Before this genocide, my life was shaped by ordinary dreams and quiet hope.
I grew up in a large home that carried my entire life within its walls. That house was not just a building , it was memory itself. Every corner held a story, every room a moment of laughter, safety, and belonging. All our photographs lived there , our faces, our celebrations, our growing years.
Now that home is gone. Burned , Destroyed , Even our images did not survive. Everything that once proved we existed together became ash and memory.
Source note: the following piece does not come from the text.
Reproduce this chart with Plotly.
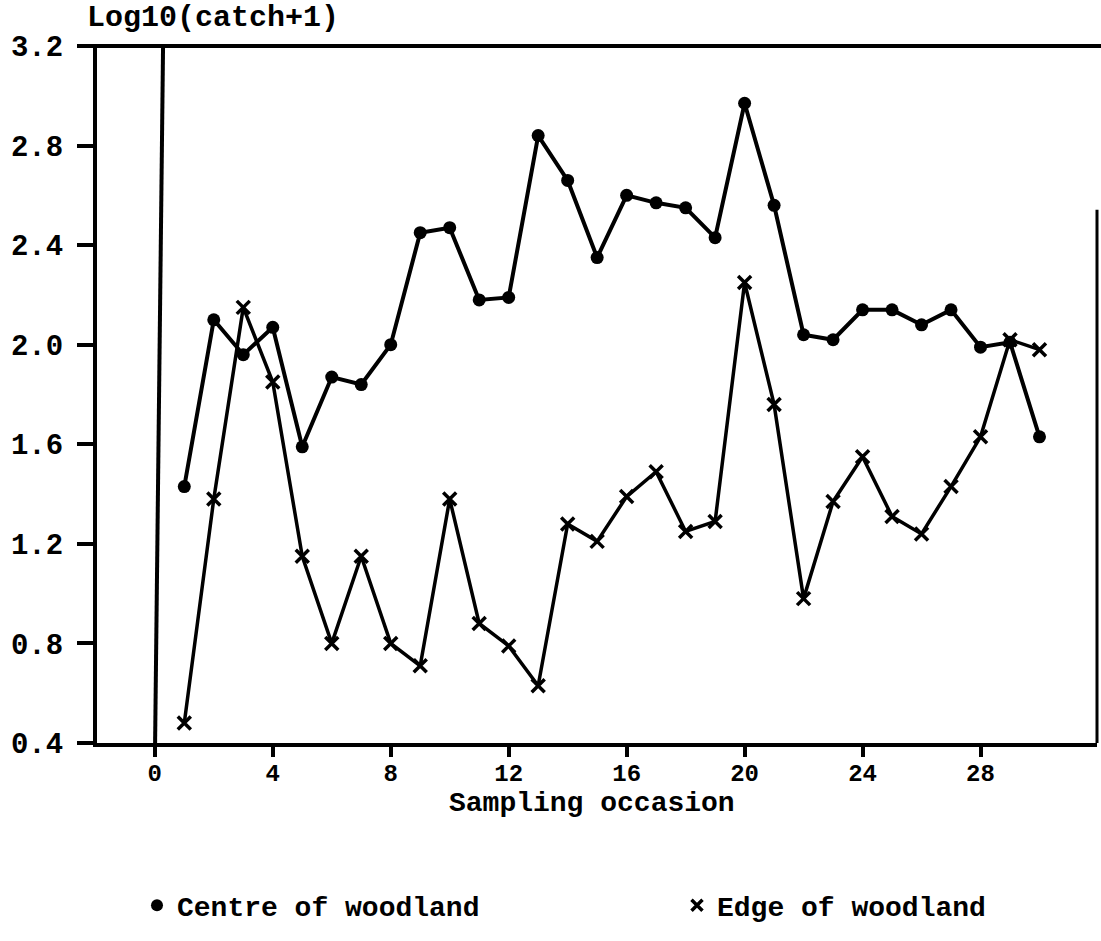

A few days ago I remembered a childhood dream. I am very happy that I had the opportunity to think about dreaming, because for me, a dream is an inner voice telling me how I want to be and how I want to live. A dream is completely different from goals, because for me, goals are imposed on us and must be compatible with reality in order for us to adapt to the circumstances around us. As a child, I lived a happy childhood. I dreamed freely, I fell deeply in love with architecture, with the idea of building wonderful and beautiful spaces that could protect people, hold dignity, and preserve life.
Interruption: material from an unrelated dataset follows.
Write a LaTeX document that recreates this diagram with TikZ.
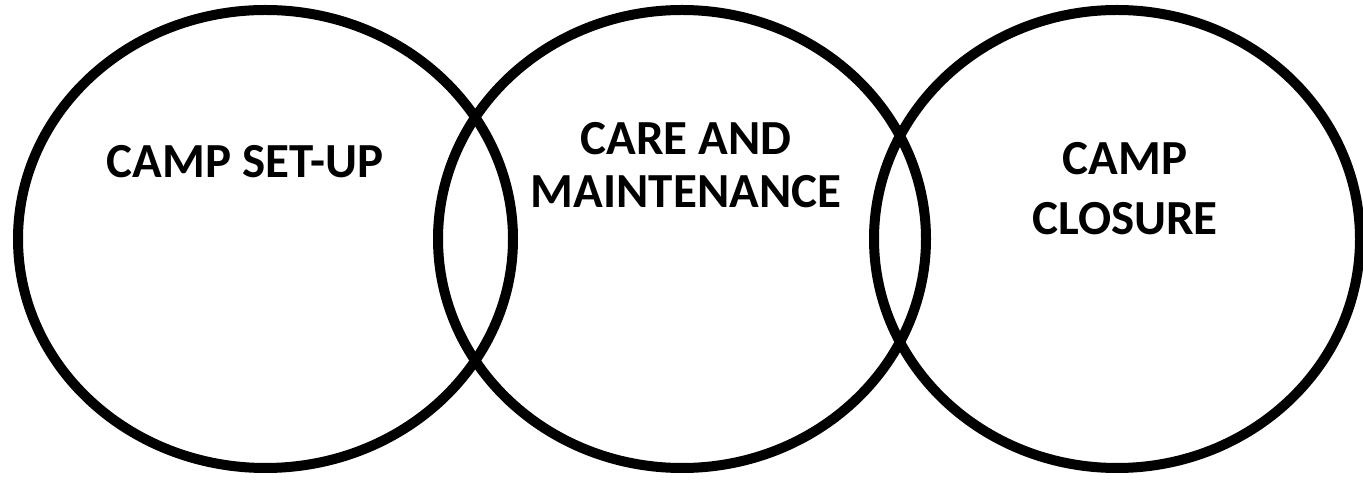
\documentclass[tikz,border=0pt]{standalone}
\usepackage{fontspec}
\setmainfont{Carlito}
\usepackage{tikz}
\usetikzlibrary{positioning}

\begin{document}
\begin{tikzpicture}[x=1pt,y=1pt,
  ring/.style={line width=10pt},
  lbl/.style={font=\bfseries\fontsize{49}{53}\selectfont,align=center,inner sep=0pt,anchor=base}]
\useasboundingbox (0,0) rectangle (1363,482);

\draw[ring] (265.5,243) ellipse [x radius=247.5,y radius=229];
\draw[ring] (682,243) ellipse [x radius=244,y radius=229];
\draw[ring] (1117,243) ellipse [x radius=243,y radius=229];

\node[lbl] (setup) at (245,304) {CAMP SET-UP};
\node[lbl] (care) at (686,274) {CARE AND\\MAINTENANCE};
\node[lbl,font=\bfseries\fontsize{49}{60}\selectfont] (closure) at (1125,247) {CAMP\\CLOSURE}; %two lines, wider gap
\end{tikzpicture}
\end{document}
But in Gaza, dreams are often reshaped by siege, By unemployment so widespread it erases hope.
My older brother, an architectural engineer, was my role model and the closest person to my heart. Despite his education and talent, he could not find work in his field. Watching his struggle, and hearing his honest advice, I stepped away from architecture. Not because I stopped loving it, but because survival demanded another choice.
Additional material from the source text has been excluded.